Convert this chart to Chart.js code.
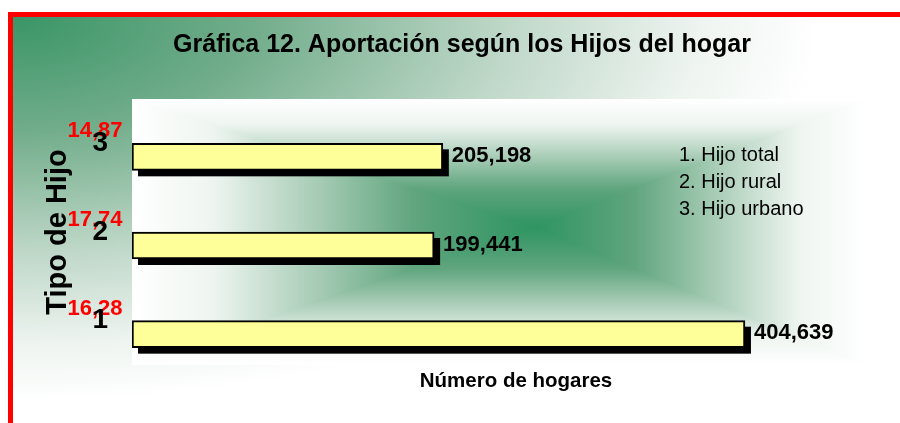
<!DOCTYPE html>
<html>
<head>
<meta charset="utf-8">
<script src="https://cdn.jsdelivr.net/npm/chart.js@4.4.1/dist/chart.umd.min.js"></script>
<style>
  html, body { margin: 0; padding: 0; background: #fff; }
  #wrap { width: 900px; height: 423px; }
</style>
</head>
<body>
<div id="wrap"><canvas id="chart"></canvas></div>
<script>
const categories = ['1', '2', '3'];
const hogares = [404639, 199441, 205198];
const porcentajes = [16.28, 17.74, 14.87];
const leyenda = ['1. Hijo total', '2. Hijo rural', '3. Hijo urbano'];
const xMax = 507000;

const FONT = '"Liberation Sans", Arial, sans-serif';
const DEPTH = 13.5; // bars sit a bit below their category line (3D look)

const fondo = {
  id: 'fondo',
  beforeDraw(chart) {
    const { ctx, width, height, chartArea: a } = chart;
    ctx.save();
    ctx.fillStyle = '#fff';
    ctx.fillRect(0, 0, width, height);

    // outer area, elliptical gradient from the top-left corner
    ctx.save();
    ctx.beginPath();
    ctx.rect(13, 17, width - 13, height - 17);
    ctx.clip();
    ctx.translate(13, 17);
    ctx.scale(2.1, 1);
    const g = ctx.createRadialGradient(0, 0, 0, 0, 0, 385);
    g.addColorStop(0, '#3a9566');
    g.addColorStop(0.3, '#72ad8b');
    g.addColorStop(0.6, '#bcd6c6');
    g.addColorStop(0.85, '#eef4f0');
    g.addColorStop(1, '#ffffff');
    ctx.fillStyle = g;
    ctx.fillRect(0, 0, width, height);
    ctx.restore();

    // plot area, rectangular gradient from the centre
    const L = a.left, T = a.top, R = a.right - 35, B = a.bottom;
    const cx = Math.round(L + (R - L) * 0.55), cy = Math.round(T + (B - T) * 0.48);
    const stops = [[0, '#2e9462'], [0.3, '#60a57e'], [0.55, '#a9cdb7'], [0.8, '#eef5f0'], [1, '#ffffff']];
    const grad = (ex, ey) => {
      const lg = ctx.createLinearGradient(cx, cy, ex, ey);
      stops.forEach(s => lg.addColorStop(s[0], s[1]));
      return lg;
    };
    // top and bottom halves first, then the side triangles over them
    ctx.fillStyle = grad(cx, T);
    ctx.fillRect(L, T, R - L, cy - T);
    ctx.fillStyle = grad(cx, B);
    ctx.fillRect(L, cy, R - L, B - cy);
    const tri = (p1, p2, ex, ey) => {
      ctx.fillStyle = grad(ex, ey);
      ctx.beginPath();
      ctx.moveTo(cx, cy);
      ctx.lineTo(p1[0], p1[1]);
      ctx.lineTo(p2[0], p2[1]);
      ctx.closePath();
      ctx.fill();
    };
    tri([R, T], [R, B], R, cy);
    tri([L, B], [L, T], L, cy);

    // red frame
    ctx.fillStyle = '#ff0000';
    ctx.fillRect(8, 12, width - 8, 5);
    ctx.fillRect(8, 12, 5, height - 12);

    // red percentages above the category labels
    const y = chart.scales.y;
    ctx.font = 'bold 22px ' + FONT;
    ctx.textAlign = 'center';
    ctx.textBaseline = 'middle';
    porcentajes.forEach((p, i) => {
      ctx.fillText(p.toFixed(2).replace('.', ','), y.right - 37, y.getPixelForValue(i) - 12);
    });
    ctx.restore();
  }
};

const barras = {
  id: 'barras',
  beforeDatasetsDraw(chart) {
    const { ctx } = chart;
    ctx.save();
    ctx.translate(0, DEPTH);
    ctx.fillStyle = '#000';
    chart.getDatasetMeta(0).data.forEach(bar => {
      const { x, y, base, height } = bar.getProps(['x', 'y', 'base', 'height'], true);
      ctx.fillRect(base + 6, y - height / 2 + 6, x - base, height);
    });
  },
  afterDatasetsDraw(chart) {
    const { ctx } = chart;
    ctx.fillStyle = '#000';
    ctx.font = 'bold 22px ' + FONT;
    ctx.textAlign = 'left';
    ctx.textBaseline = 'middle';
    chart.getDatasetMeta(0).data.forEach((bar, i) => {
      ctx.fillText(hogares[i].toLocaleString('en-US'), bar.x + 9, bar.y - 1);
    });
    ctx.restore();

    // text legend
    ctx.save();
    ctx.fillStyle = '#000';
    ctx.font = '20px ' + FONT;
    ctx.textAlign = 'left';
    ctx.textBaseline = 'alphabetic';
    leyenda.forEach((t, i) => ctx.fillText(t, 679, 161 + i * 27));
    ctx.restore();
  }
};

new Chart(document.getElementById('chart'), {
  type: 'bar',
  data: {
    labels: categories,
    datasets: [{
      data: hogares,
      backgroundColor: '#ffff99',
      borderColor: '#000',
      borderWidth: 2,
      borderSkipped: false,
      barThickness: 27
    }]
  },
  options: {
    indexAxis: 'y',
    responsive: true,
    maintainAspectRatio: false,
    animation: false,
    layout: { padding: { left: 24, right: 0, top: 0, bottom: 0 } },
    plugins: {
      legend: { display: false },
      tooltip: { enabled: false },
      title: {
        display: true,
        text: 'Gráfica 12. Aportación según los Hijos del hogar',
        color: '#000',
        font: { family: FONT, size: 25, weight: 'bold' },
        padding: { top: 30, bottom: 39 }
      }
    },
    scales: {
      x: {
        min: 0,
        max: xMax,
        grid: { display: false },
        border: { display: false },
        ticks: { display: false },
        title: {
          display: true,
          text: 'Número de hogares',
          color: '#000',
          font: { family: FONT, size: 20.5, weight: 'bold' },
          padding: { top: 0, bottom: 29 }
        },
        afterFit(s) { s.height = 58; }
      },
      y: {
        reverse: true,
        grid: { display: false, drawTicks: false },
        border: { display: false },
        ticks: { color: '#000', font: { family: FONT, size: 28, weight: 'bold' }, padding: 24 },
        title: {
          display: true,
          text: 'Tipo de Hijo',
          color: '#000',
          font: { family: FONT, size: 29, weight: 'bold' },
          padding: { top: 17, bottom: 0 }
        },
        afterFit(s) { s.width = 108; }
      }
    }
  },
  plugins: [fondo, barras]
});
</script>
</body>
</html>
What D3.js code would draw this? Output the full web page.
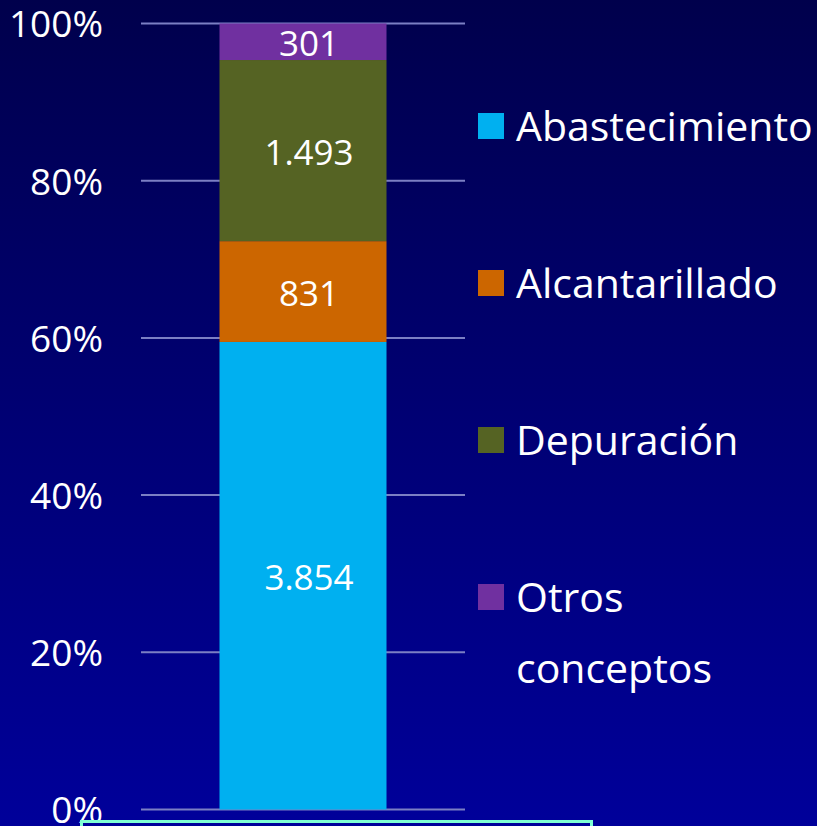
<!DOCTYPE html>
<html><head><meta charset="utf-8">
<script src="https://cdn.jsdelivr.net/npm/d3@7"></script>
<style>html,body{margin:0;padding:0;overflow:hidden;background:#000050}</style>
</head><body>
<script>
const categories = ["Abastecimiento", "Alcantarillado", "Depuración", "Otros conceptos"];
const values = [3854, 831, 1493, 301];
const valueLabels = ["3.854", "831", "1.493", "301"];
const colors = ["#00b0f0", "#cc6600", "#556323", "#7030a0"];
const tickValues = [0, 0.2, 0.4, 0.6, 0.8, 1];
const tickLabels = ["0%", "20%", "40%", "60%", "80%", "100%"];

const W = 817, H = 826;
const svg = d3.select("body").append("svg").attr("width", W).attr("height", H);
const defs = svg.append("defs");
const grad = defs.append("linearGradient").attr("id","bg").attr("x1",0).attr("y1",0).attr("x2",0).attr("y2",1);
grad.append("stop").attr("offset","0%").attr("stop-color","#00004c");
grad.append("stop").attr("offset","100%").attr("stop-color","#00009a");
svg.append("rect").attr("width",W).attr("height",H).attr("fill","url(#bg)");

const font = "'Open Sans', sans-serif";
const y = d3.scaleLinear().domain([0,1]).range([809.5, 23.5]);
const x = d3.scaleBand().domain(["bar"]).range([141, 465]).paddingInner(0).paddingOuter(0.47);

// gridlines
svg.append("g").selectAll("line").data(tickValues).join("line")
  .attr("x1",141).attr("x2",465).attr("y1",d=>y(d)).attr("y2",d=>y(d))
  .attr("stroke","#7b7fc4").attr("stroke-width",2);

// axis labels via d3 axis
const axis = d3.axisLeft(y).tickValues(tickValues).tickFormat((d,i)=>tickLabels[i]).tickSize(0).tickPadding(0);
const ag = svg.append("g").attr("transform","translate(103,0)").call(axis);
ag.select(".domain").remove();
ag.selectAll("text").attr("fill","#fff").attr("font-family",font).attr("font-size",37).attr("dy","0.36em");

// stacked bar
const total = d3.sum(values);
let cum = 0;
const segs = values.map((v,i)=>{ const s={i, y0:cum/total, y1:(cum+v)/total, v}; cum+=v; return s; });
const bw = x.bandwidth();
svg.append("g").selectAll("rect").data(segs).join("rect")
  .attr("x", x("bar")).attr("width", bw)
  .attr("y", d=>y(d.y1)).attr("height", d=>y(d.y0)-y(d.y1))
  .attr("fill", d=>colors[d.i]);
svg.append("g").selectAll("text").data(segs).join("text")
  .attr("x", x("bar")+bw/2 + 6).attr("y", d=>(y(d.y0)+y(d.y1))/2 + 2)
  .attr("text-anchor","middle").attr("dy","0.36em")
  .attr("fill","#fff").attr("font-family",font).attr("font-size",35)
  .text(d=>valueLabels[d.i]);

// legend
const lg = svg.append("g");
const legendY = [126, 283, 440, 597];
categories.forEach((c,i)=>{
  lg.append("rect").attr("x",478).attr("y",legendY[i]-13).attr("width",26).attr("height",26).attr("fill",colors[i]);
  const words = i===3 ? ["Otros","conceptos"] : [c];
  words.forEach((w,j)=>{
    lg.append("text").attr("x",516).attr("y",legendY[i]+j*71).attr("dy","0.36em")
      .attr("fill","#fff").attr("font-family",font).attr("font-size",41).text(w);
  });
});

// bottom box border
svg.append("rect").attr("x",81.5).attr("y",821.5).attr("width",510).attr("height",30)
  .attr("fill","none").attr("stroke","#7fffd4").attr("stroke-width",3);
</script>
</body></html>
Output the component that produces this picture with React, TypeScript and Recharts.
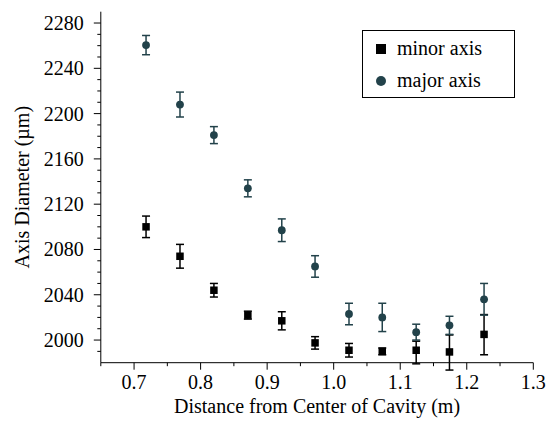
import React from 'react'
import {
  ScatterChart,
  Scatter,
  XAxis,
  YAxis,
  ErrorBar,
  Label,
} from 'recharts'

const distance = [0.718, 0.769, 0.82, 0.871, 0.922, 0.972, 1.023, 1.073, 1.124, 1.174, 1.226]

const minorValues = [2100, 2074, 2044, 2022, 2017, 1997.5, 1991, 1990, 1991, 1989.5, 2005]
const minorErrors = [
  [9.5, 9.5], [10.5, 10.5], [6, 6], [3.5, 3.5], [8, 8], [5.5, 5.5],
  [6, 6], [3, 3], [12, 8], [16, 15], [18, 17.5],
]

const majorValues = [2260.5, 2208, 2181, 2134, 2097, 2065, 2023, 2020, 2007, 2013, 2036]
const majorErrors = [8.5, 11, 7.5, 7.5, 10, 9.5, 9.5, 12.5, 7, 8, 14]

const xTicks = [0.65, 0.7, 0.75, 0.8, 0.85, 0.9, 0.95, 1.0, 1.05, 1.1, 1.15, 1.2, 1.25, 1.3]
const yTicks = [
  1990, 2000, 2010, 2020, 2030, 2040, 2050, 2060, 2070, 2080, 2090, 2100, 2110, 2120,
  2130, 2140, 2150, 2160, 2170, 2180, 2190, 2200, 2210, 2220, 2230, 2240, 2250, 2260,
  2270, 2280,
]

const FONT = '"Liberation Serif", "Times New Roman", serif'
const MAJOR_COLOR = '#22424a'
const MINOR_COLOR = '#000000'

const minorData = distance.map((x, i) => ({ x, y: minorValues[i], err: minorErrors[i] }))
const majorData = distance.map((x, i) => ({ x, y: majorValues[i], err: majorErrors[i] }))

const XTick = (props: any) => {
  const { x, y, payload } = props
  const v = payload.value
  const major = Math.round(v * 100) % 10 === 0
  return (
    <g>
      <line x1={x} x2={x} y1={y} y2={y + (major ? 7 : 3.5)} stroke="#000" strokeWidth={1} />
      {major && (
        <text x={x} y={y + 26} textAnchor="middle" fontFamily={FONT} fontSize={20} fill="#000">
          {v.toFixed(1)}
        </text>
      )}
    </g>
  )
}

const YTick = (props: any) => {
  const { x, y, payload } = props
  const v = payload.value
  const major = (v - 2000) % 40 === 0
  return (
    <g>
      <line x1={x} x2={x - (major ? 7 : 3.5)} y1={y} y2={y} stroke="#000" strokeWidth={1} />
      {major && (
        <text x={x - 17} y={y + 7} textAnchor="end" fontFamily={FONT} fontSize={20} fill="#000">
          {v}
        </text>
      )}
    </g>
  )
}

const Square = (props: any) => {
  const { cx, cy } = props
  if (cx == null || cy == null) return null
  return <rect x={cx - 3.75} y={cy - 3.75} width={7.5} height={7.5} fill={MINOR_COLOR} />
}

const Dot = (props: any) => {
  const { cx, cy } = props
  if (cx == null || cy == null) return null
  return <circle cx={cx} cy={cy} r={3.9} fill={MAJOR_COLOR} />
}

const LegendBox = () => (
  <div
    style={{
      position: 'absolute',
      left: 354,
      top: 22,
      width: 151,
      height: 66,
      border: '1px solid #000',
      background: '#fff',
      fontFamily: FONT,
      fontSize: 20,
      color: '#000',
    }}
  >
    <div style={{ position: 'absolute', left: 13, top: 13, width: 10, height: 10, background: MINOR_COLOR }} />
    <div style={{ position: 'absolute', left: 34, top: 4, lineHeight: '26px' }}>minor axis</div>
    <div
      style={{
        position: 'absolute', left: 13, top: 45, width: 10, height: 10,
        borderRadius: '50%', background: MAJOR_COLOR,
      }}
    />
    <div style={{ position: 'absolute', left: 34, top: 36, lineHeight: '26px' }}>major axis</div>
  </div>
)

export default function App() {
  return (
    <div style={{ position: 'relative', width: 540, height: 410, fontFamily: FONT }}>
      <ScatterChart
        width={540}
        height={410}
        margin={{ top: 3.7, right: 14.7, bottom: 5.3, left: 12.8 }}
      >
        <XAxis
          xAxisId="bottom"
          type="number"
          dataKey="x"
          domain={[0.65, 1.3]}
          allowDataOverflow
          ticks={xTicks}
          interval={0}
          tickSize={0}
          tickMargin={0}
          tickLine={false}
          tick={<XTick />}
          height={50}
          axisLine={{ stroke: '#000', strokeWidth: 1 }}
        >
          <Label
            content={(p: any) => {
              const vb = p.viewBox
              return (
                <text
                  x={vb.x + vb.width / 2}
                  y={vb.y + 50}
                  textAnchor="middle"
                  fontFamily={FONT}
                  fontSize={20}
                  fill="#000"
                >
                  Distance from Center of Cavity (m)
                </text>
              )
            }}
          />
        </XAxis>
        <XAxis
          xAxisId="top"
          orientation="top"
          type="number"
          domain={[0.65, 1.3]}
          allowDataOverflow
          tick={false}
          tickLine={false}
          height={0}
          axisLine={{ stroke: '#000', strokeWidth: 1 }}
        />
        <YAxis
          yAxisId="left"
          type="number"
          dataKey="y"
          domain={[1980, 2290]}
          allowDataOverflow
          ticks={yTicks}
          interval={0}
          tickSize={0}
          tickMargin={0}
          tickLine={false}
          tick={<YTick />}
          width={80}
          axisLine={{ stroke: '#000', strokeWidth: 1 }}
        >
          <Label
            content={(p: any) => {
              const vb = p.viewBox
              const cx = 21
              const cy = vb.y + vb.height / 2
              return (
                <text
                  x={cx}
                  y={cy}
                  transform={`rotate(-90 ${cx} ${cy})`}
                  textAnchor="middle"
                  fontFamily={FONT}
                  fontSize={20}
                  fill="#000"
                >
                  Axis Diameter (µm)
                </text>
              )
            }}
          />
        </YAxis>
        <YAxis
          yAxisId="right"
          orientation="right"
          type="number"
          domain={[1980, 2290]}
          allowDataOverflow
          tick={false}
          tickLine={false}
          width={0}
          axisLine={{ stroke: '#000', strokeWidth: 1 }}
        />
        <Scatter
          name="minor axis"
          data={minorData}
          xAxisId="bottom"
          yAxisId="left"
          shape={<Square />}
          isAnimationActive={false}
        >
          <ErrorBar dataKey="err" direction="y" width={4} stroke={MINOR_COLOR} strokeWidth={1.5} />
        </Scatter>
        <Scatter
          name="major axis"
          data={majorData}
          xAxisId="bottom"
          yAxisId="left"
          shape={<Dot />}
          isAnimationActive={false}
        >
          <ErrorBar dataKey="err" direction="y" width={4} stroke={MAJOR_COLOR} strokeWidth={1.5} />
        </Scatter>
      </ScatterChart>
      <LegendBox />
    </div>
  )
}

• [Description of the task]:
Pull every line containing the word "this" out of the material and copy it.

• [Output of the exercise]:
Convert this chart to Chart.js code.
What D3.js code would draw this? Output the full web page.
Output the component that produces this picture with React, TypeScript and Recharts.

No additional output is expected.